Facile synthesis of nano-crystalline alpha-alumina at low temperature via an absolute ethanol sol–gel strategy

Abstract

Facile synthesis of nano-crystalline α-Al2O3 at low temperature was systematically investigated. An easily accessible and reproducible sol–gel strategy utilizing aluminum isopropoxide, absolute ethanol and nitric acid (or hydrochloric acid) as raw materials was designed. The thermal decomposition of the precursor (gel) and subsequent formation of α-Al2O3 were characterized by X-ray diffraction (XRD), nitrogen adsorption and desorption measurements, thermogravimetric-differential scanning calorimetry (TG-DSC) and Fourier transform infrared spectra (FTIR). During the process of subsequent low temperature heat treatment of precursor gel, the formation of α-Al2O3 was firstly observed at temperature as low as 400°C without the appearance of other transition phases.

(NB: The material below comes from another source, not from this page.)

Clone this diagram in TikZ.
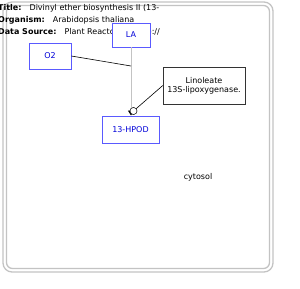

However, the additional γ-Al2O3 diffraction peaks appeared at 800°C unexpectedly and then gradually disappeared in the further calcination stage up to 1000°C. These phenomena could not be illustrated by the traditional alumina phase transformation theories. Herein, a hypothetical scheme was put forward to explain these unique phenomena met with in our investigation. Besides, the critical role of the acid modifier in lowering the phase transformation temperature of α-Al2O3 was also carefully studied. The results indicated that the increasing molar ratio of acid to aluminum isopropoxide and using nitric acid as modifier were in favor of the phase transformation from γ- to α-Al2O3.